-- start of Rows --

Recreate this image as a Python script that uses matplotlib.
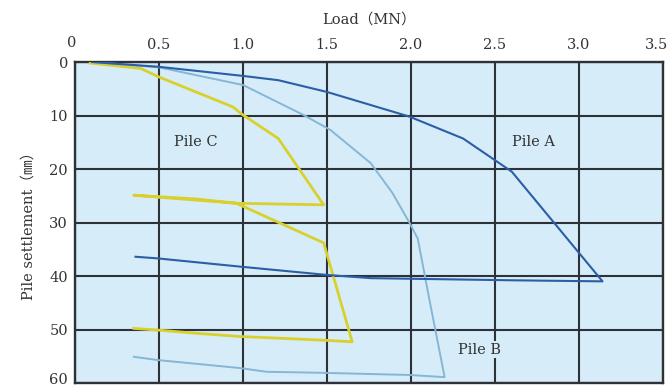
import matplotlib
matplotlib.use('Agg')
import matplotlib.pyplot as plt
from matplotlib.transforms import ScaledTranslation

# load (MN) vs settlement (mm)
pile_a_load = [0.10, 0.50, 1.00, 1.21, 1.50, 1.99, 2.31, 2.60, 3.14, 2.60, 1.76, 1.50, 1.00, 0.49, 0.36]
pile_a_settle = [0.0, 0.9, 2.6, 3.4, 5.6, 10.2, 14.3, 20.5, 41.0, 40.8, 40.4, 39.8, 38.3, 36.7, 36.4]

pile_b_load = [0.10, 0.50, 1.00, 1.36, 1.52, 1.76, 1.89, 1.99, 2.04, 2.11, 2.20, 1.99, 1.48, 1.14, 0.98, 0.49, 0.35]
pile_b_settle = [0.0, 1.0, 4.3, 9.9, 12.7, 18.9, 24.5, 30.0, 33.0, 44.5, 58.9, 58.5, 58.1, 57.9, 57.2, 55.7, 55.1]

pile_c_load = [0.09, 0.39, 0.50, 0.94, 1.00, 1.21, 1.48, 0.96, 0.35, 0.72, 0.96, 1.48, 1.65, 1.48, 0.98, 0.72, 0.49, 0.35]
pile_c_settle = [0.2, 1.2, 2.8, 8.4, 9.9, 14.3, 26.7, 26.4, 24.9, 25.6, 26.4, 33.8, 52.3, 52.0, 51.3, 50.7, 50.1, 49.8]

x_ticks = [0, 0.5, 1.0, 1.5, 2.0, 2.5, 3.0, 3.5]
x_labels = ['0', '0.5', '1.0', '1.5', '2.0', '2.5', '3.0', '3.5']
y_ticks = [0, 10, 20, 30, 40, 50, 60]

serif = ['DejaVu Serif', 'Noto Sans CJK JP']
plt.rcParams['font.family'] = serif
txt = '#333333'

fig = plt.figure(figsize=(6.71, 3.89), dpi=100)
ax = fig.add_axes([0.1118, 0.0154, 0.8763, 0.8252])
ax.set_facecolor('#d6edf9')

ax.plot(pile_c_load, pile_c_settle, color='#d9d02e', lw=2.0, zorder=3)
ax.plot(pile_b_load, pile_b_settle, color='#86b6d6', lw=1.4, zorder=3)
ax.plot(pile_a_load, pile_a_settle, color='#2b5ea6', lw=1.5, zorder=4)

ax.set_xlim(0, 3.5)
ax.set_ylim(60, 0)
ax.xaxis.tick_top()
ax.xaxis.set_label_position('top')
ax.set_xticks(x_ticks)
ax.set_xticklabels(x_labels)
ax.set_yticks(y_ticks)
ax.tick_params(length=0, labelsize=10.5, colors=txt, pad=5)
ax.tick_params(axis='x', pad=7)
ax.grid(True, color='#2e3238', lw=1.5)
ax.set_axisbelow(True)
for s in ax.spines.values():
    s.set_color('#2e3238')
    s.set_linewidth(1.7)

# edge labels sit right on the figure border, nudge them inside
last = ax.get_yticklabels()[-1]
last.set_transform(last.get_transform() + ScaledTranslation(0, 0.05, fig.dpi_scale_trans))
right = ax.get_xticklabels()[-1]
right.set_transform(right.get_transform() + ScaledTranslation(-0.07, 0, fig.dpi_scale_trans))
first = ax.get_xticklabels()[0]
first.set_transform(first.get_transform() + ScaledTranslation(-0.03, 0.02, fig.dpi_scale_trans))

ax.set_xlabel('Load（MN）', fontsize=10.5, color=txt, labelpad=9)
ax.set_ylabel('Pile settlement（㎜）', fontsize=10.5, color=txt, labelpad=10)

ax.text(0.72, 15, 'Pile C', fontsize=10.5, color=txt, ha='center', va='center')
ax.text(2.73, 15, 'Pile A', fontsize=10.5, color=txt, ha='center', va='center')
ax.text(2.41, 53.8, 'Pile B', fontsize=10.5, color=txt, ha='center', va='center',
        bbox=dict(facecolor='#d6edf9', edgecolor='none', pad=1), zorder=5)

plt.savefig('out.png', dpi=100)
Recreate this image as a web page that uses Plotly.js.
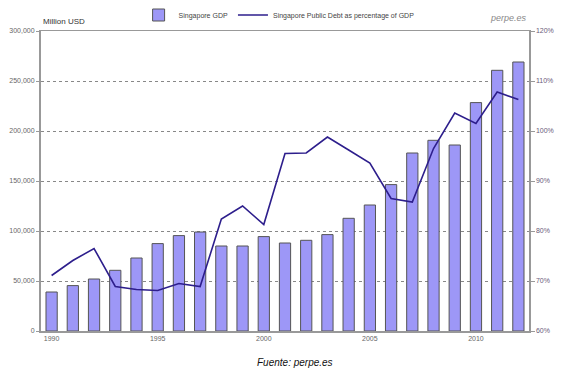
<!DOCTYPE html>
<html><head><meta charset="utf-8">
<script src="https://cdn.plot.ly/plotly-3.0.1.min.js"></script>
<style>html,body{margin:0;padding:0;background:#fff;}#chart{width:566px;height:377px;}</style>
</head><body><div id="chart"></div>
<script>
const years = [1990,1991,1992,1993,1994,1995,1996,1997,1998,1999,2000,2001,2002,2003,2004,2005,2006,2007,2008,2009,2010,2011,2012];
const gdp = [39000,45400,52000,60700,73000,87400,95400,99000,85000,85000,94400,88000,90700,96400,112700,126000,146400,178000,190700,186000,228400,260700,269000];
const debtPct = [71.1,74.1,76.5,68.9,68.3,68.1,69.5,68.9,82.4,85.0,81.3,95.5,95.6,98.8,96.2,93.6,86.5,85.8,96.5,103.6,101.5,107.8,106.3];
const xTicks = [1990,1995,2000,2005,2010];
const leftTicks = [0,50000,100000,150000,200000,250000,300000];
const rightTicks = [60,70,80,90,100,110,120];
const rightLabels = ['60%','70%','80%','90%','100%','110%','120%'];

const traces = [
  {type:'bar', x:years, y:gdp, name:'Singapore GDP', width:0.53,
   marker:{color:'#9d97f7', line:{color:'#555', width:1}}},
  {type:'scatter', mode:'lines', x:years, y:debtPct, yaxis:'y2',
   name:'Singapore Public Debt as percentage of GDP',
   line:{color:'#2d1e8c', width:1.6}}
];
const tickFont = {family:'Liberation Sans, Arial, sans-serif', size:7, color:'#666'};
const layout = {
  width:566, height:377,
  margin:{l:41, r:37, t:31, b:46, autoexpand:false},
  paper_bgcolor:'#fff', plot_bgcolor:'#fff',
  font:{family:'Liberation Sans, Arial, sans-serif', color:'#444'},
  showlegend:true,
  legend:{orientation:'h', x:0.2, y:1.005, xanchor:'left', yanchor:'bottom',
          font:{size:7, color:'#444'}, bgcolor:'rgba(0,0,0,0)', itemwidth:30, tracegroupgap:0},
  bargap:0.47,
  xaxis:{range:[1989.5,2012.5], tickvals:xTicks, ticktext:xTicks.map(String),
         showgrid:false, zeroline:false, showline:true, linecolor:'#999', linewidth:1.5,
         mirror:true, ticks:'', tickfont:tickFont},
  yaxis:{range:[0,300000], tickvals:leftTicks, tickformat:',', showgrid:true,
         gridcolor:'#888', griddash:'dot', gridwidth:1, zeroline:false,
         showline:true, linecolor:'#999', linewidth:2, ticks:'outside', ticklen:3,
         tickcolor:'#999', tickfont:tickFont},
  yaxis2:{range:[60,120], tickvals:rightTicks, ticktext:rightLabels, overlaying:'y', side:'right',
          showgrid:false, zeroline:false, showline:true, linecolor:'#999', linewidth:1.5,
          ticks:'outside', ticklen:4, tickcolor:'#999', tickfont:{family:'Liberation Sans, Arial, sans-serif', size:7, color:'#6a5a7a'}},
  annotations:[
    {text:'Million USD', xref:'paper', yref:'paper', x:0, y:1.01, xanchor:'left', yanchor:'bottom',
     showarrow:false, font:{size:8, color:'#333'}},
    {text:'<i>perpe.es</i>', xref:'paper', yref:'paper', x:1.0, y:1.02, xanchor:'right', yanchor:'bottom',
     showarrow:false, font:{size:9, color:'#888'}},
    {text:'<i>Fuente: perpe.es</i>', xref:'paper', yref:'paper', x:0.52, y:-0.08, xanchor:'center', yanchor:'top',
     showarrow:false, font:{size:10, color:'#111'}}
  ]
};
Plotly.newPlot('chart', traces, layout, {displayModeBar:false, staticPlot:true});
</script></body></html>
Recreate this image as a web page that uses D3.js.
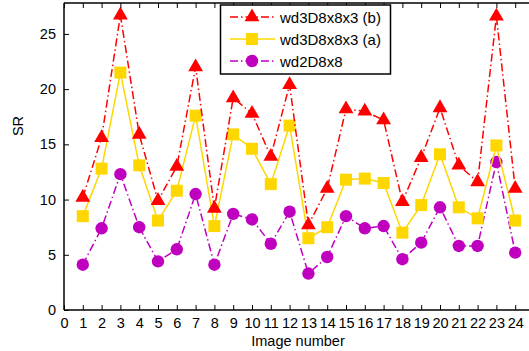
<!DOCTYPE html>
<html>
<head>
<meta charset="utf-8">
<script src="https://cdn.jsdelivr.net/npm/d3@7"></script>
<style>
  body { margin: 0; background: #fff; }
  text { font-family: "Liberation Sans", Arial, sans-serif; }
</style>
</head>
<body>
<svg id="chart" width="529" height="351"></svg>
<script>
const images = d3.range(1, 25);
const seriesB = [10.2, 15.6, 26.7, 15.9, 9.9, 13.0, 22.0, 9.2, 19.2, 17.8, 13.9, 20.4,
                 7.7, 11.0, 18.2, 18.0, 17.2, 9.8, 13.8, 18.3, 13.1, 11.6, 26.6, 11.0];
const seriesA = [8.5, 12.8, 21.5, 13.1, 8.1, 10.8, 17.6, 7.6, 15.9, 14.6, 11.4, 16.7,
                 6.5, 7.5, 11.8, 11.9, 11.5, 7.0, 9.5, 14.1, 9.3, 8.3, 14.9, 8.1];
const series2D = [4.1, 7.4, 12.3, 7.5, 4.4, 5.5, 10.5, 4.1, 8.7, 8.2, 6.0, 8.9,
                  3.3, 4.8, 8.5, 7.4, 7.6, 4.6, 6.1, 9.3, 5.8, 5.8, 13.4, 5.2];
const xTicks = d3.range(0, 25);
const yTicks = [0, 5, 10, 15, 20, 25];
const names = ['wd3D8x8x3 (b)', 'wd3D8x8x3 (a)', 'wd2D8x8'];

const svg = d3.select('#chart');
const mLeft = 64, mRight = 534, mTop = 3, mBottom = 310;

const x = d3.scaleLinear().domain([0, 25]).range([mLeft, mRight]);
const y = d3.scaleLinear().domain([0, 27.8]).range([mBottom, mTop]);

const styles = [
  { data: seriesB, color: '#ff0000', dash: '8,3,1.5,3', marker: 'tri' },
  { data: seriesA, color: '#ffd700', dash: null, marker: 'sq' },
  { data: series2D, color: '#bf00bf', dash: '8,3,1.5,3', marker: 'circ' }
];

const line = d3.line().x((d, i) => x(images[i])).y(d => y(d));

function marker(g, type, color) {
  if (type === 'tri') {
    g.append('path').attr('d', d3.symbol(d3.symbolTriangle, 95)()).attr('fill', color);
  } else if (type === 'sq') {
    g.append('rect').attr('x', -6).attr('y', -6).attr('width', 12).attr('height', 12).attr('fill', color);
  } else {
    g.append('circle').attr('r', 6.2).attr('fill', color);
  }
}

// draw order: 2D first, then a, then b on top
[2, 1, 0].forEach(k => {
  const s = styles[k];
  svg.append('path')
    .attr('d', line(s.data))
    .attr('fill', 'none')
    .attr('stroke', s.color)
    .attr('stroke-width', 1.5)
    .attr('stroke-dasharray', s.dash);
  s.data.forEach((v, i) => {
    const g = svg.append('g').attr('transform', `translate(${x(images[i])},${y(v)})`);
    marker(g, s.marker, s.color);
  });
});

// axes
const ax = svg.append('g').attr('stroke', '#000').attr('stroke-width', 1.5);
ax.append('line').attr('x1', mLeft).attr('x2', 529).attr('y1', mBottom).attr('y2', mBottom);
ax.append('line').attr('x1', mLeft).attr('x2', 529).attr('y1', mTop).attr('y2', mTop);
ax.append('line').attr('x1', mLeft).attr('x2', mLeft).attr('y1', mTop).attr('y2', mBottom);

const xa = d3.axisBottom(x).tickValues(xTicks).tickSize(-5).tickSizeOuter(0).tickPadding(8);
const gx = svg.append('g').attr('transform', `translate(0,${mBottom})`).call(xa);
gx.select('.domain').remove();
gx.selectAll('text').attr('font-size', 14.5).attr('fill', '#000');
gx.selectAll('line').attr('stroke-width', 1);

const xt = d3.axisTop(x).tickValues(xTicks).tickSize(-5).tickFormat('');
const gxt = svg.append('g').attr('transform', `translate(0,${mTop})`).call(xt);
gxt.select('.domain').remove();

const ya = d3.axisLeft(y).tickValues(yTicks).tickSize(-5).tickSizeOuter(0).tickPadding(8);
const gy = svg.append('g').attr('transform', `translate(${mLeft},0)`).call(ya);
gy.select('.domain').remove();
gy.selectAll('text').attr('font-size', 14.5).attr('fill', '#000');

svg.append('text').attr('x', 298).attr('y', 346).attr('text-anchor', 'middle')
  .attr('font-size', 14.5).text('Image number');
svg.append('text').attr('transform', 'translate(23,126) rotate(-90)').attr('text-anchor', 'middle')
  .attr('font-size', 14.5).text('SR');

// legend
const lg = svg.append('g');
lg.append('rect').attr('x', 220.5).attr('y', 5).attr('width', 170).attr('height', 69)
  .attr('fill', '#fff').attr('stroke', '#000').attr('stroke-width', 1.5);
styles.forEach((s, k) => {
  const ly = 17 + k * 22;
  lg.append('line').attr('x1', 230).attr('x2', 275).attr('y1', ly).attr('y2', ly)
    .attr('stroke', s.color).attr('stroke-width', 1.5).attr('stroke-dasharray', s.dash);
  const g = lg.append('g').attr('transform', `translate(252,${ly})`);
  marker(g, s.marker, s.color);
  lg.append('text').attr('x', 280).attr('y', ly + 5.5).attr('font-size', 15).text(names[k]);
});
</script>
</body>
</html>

-- end of Rows --

What is expected: Please return, exactly as written, the lines from the first line of the records above through the line containing "from matplotlib.transforms import", both included, leaving out any pictures.

Task result:
Recreate this image as a Python script that uses matplotlib.
import matplotlib
matplotlib.use('Agg')
import matplotlib.pyplot as plt
from matplotlib.transforms import ScaledTranslation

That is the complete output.